April V. Taylor
As Ferguson residents and people all over the country anxiously await the decision of the grand jury on whether or not Officer Darren Wilson will be indicted for the death of unarmed teen Michael Brown, it appears that officials are using leaked documents to prepare the public for an indictment not to be returned. After a series of leaks through Twitter, the most recent leak of an autopsy report claims to corroborate Wilson’s story that a struggle took place at his vehicle prior to Brown being shot to death.
The document was obtained by the St. Louis Post Dispatch. The paper is refusing to release the actual document, but is claiming that Dr. Michael Graham, a St. Louis medical examiner who is not involved with the case against Wilson, claims to have evaluated the documents and determined that the evidence “does support that there was a significant altercation at the car.” Former St. Louis County Police Chief Tim Fitch made a statement to KMOX regarding the fact that he believes federal investigators are allowing information to be leaked as a way of “letting people down slowly” due to the fact that an indictment against Wilson is “very unlikely.”
It appears as though officials are justifying Wilson killing Brown based on there being a struggle inside of his vehicle. However, eyewitness accounts state that Wilson stopped Brown and his friend for jaywalking and approached them in an aggressive manner. Dorian Johnson, who was walking with Brown, states that Wilson started the scuffle with Brown by grabbing him by the back of his neck from within his vehicle. Eyewitness accounts also state that Brown was shot fatally in the head while in the act of surrendering, with his hands in the air.

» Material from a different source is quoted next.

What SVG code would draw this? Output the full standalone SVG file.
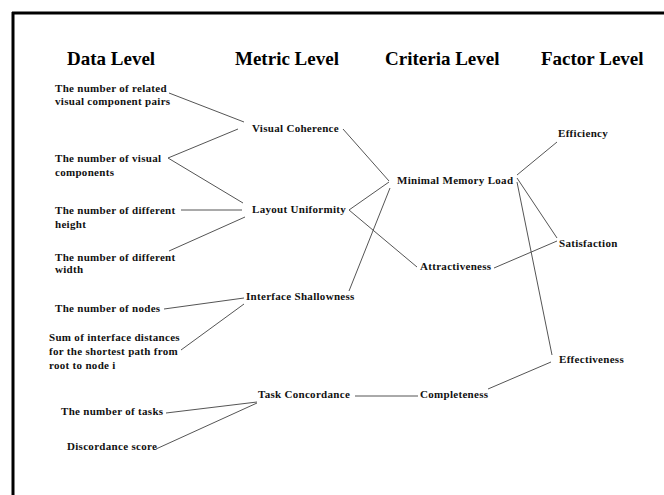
<svg xmlns="http://www.w3.org/2000/svg" width="664" height="495" viewBox="0 0 664 495">
<style>
.h{font-family:"Liberation Serif","Times New Roman",serif;font-weight:bold;font-size:19px;fill:#000}
.t{font-family:"Liberation Serif","Times New Roman",serif;font-weight:bold;font-size:11px;letter-spacing:0.3px;fill:#111}
.c line{stroke:#555;stroke-width:1}
</style>
<rect width="664" height="495" fill="#fff"/>
<g id="frame">
<line x1="12" y1="13" x2="664" y2="13" stroke="#000" stroke-width="3"/>
<line x1="13" y1="12" x2="13" y2="495" stroke="#000" stroke-width="3"/>
</g>
<g id="headers">
<text class="h" x="67" y="65">Data Level</text>
<text class="h" x="235" y="65">Metric Level</text>
<text class="h" x="385" y="65">Criteria Level</text>
<text class="h" x="541" y="65">Factor Level</text>
</g>
<g id="d1"><text class="t" x="55" y="92">The number of related</text><text class="t" x="55" y="105">visual component pairs</text></g>
<g id="d2"><text class="t" x="55" y="162">The number of visual</text><text class="t" x="55" y="176">components</text></g>
<g id="d3"><text class="t" x="55" y="214">The number of different</text><text class="t" x="55" y="228">height</text></g>
<g id="d4"><text class="t" x="55" y="261">The number of different</text><text class="t" x="55" y="273">width</text></g>
<g id="d5"><text class="t" x="55" y="312">The number of nodes</text></g>
<g id="d6"><text class="t" x="49" y="341">Sum of interface distances</text><text class="t" x="49" y="355">for the shortest path from</text><text class="t" x="49" y="369">root to node i</text></g>
<g id="d7"><text class="t" x="61" y="415">The number of tasks</text></g>
<g id="d8"><text class="t" x="67" y="450">Discordance score</text></g>
<g id="m1"><text class="t" x="252" y="132">Visual Coherence</text></g>
<g id="m2"><text class="t" x="252" y="213">Layout Uniformity</text></g>
<g id="m3"><text class="t" x="246" y="300">Interface Shallowness</text></g>
<g id="m4"><text class="t" x="258" y="398">Task Concordance</text></g>
<g id="c1"><text class="t" x="397" y="184">Minimal Memory Load</text></g>
<g id="c2"><text class="t" x="420" y="270">Attractiveness</text></g>
<g id="c3"><text class="t" x="420" y="398">Completeness</text></g>
<g id="f1"><text class="t" x="558" y="137">Efficiency</text></g>
<g id="f2"><text class="t" x="559" y="247">Satisfaction</text></g>
<g id="f3"><text class="t" x="559" y="363">Effectiveness</text></g>
<g id="connectors" class="c">
<line x1="169" y1="93" x2="244" y2="122"/>
<line x1="168" y1="158" x2="238" y2="129"/>
<line x1="168" y1="158" x2="243" y2="203"/>
<line x1="181" y1="210" x2="242" y2="210"/>
<line x1="169" y1="251" x2="245" y2="217"/>
<line x1="164" y1="309" x2="244" y2="298"/>
<line x1="181" y1="350" x2="244" y2="304"/>
<line x1="166" y1="413" x2="257" y2="402"/>
<line x1="156" y1="449" x2="257" y2="403"/>
<line x1="343" y1="129" x2="389" y2="181"/>
<line x1="349" y1="210" x2="389" y2="182"/>
<line x1="349" y1="210" x2="417" y2="267"/>
<line x1="349" y1="291" x2="390" y2="188"/>
<line x1="355" y1="396" x2="418" y2="396"/>
<line x1="517" y1="175" x2="557" y2="142"/>
<line x1="517" y1="178" x2="557" y2="238"/>
<line x1="517" y1="182" x2="552" y2="355"/>
<line x1="494" y1="268" x2="557" y2="241"/>
<line x1="488" y1="389" x2="551" y2="362"/>
</g>
</svg>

As pointed out by CNN legal analyst Danny Cevallos, even if Wilson was justified in shooting Brown at the vehicle, “Ultimately, that officer will have to come up with justification not for firing his gun the first time, but for each and every bullet that came out of his firearm – whether at the car or away from the car.” This may be much harder to do based on the Supreme Court ruling from the 1985 case of Tennessee v. Garner where it was ruled illegal for a police officer to shoot and kill a fleeing, unarmed suspect. The current Missouri Revised Statute 563.046.1 which governs Missouri police officers use of force when making an arrest has not been updated to reflect that Supreme Court ruling which may present another issue.
Protesters and activists on the ground believe that officials are preparing them for the grand jury to not return an indictment based on the recent formation of the Ferguson Commission by Governor Jay Nixon and the observance of tactical teams performing drills in the area. The grand jury has officially been given until January to come back with their decision.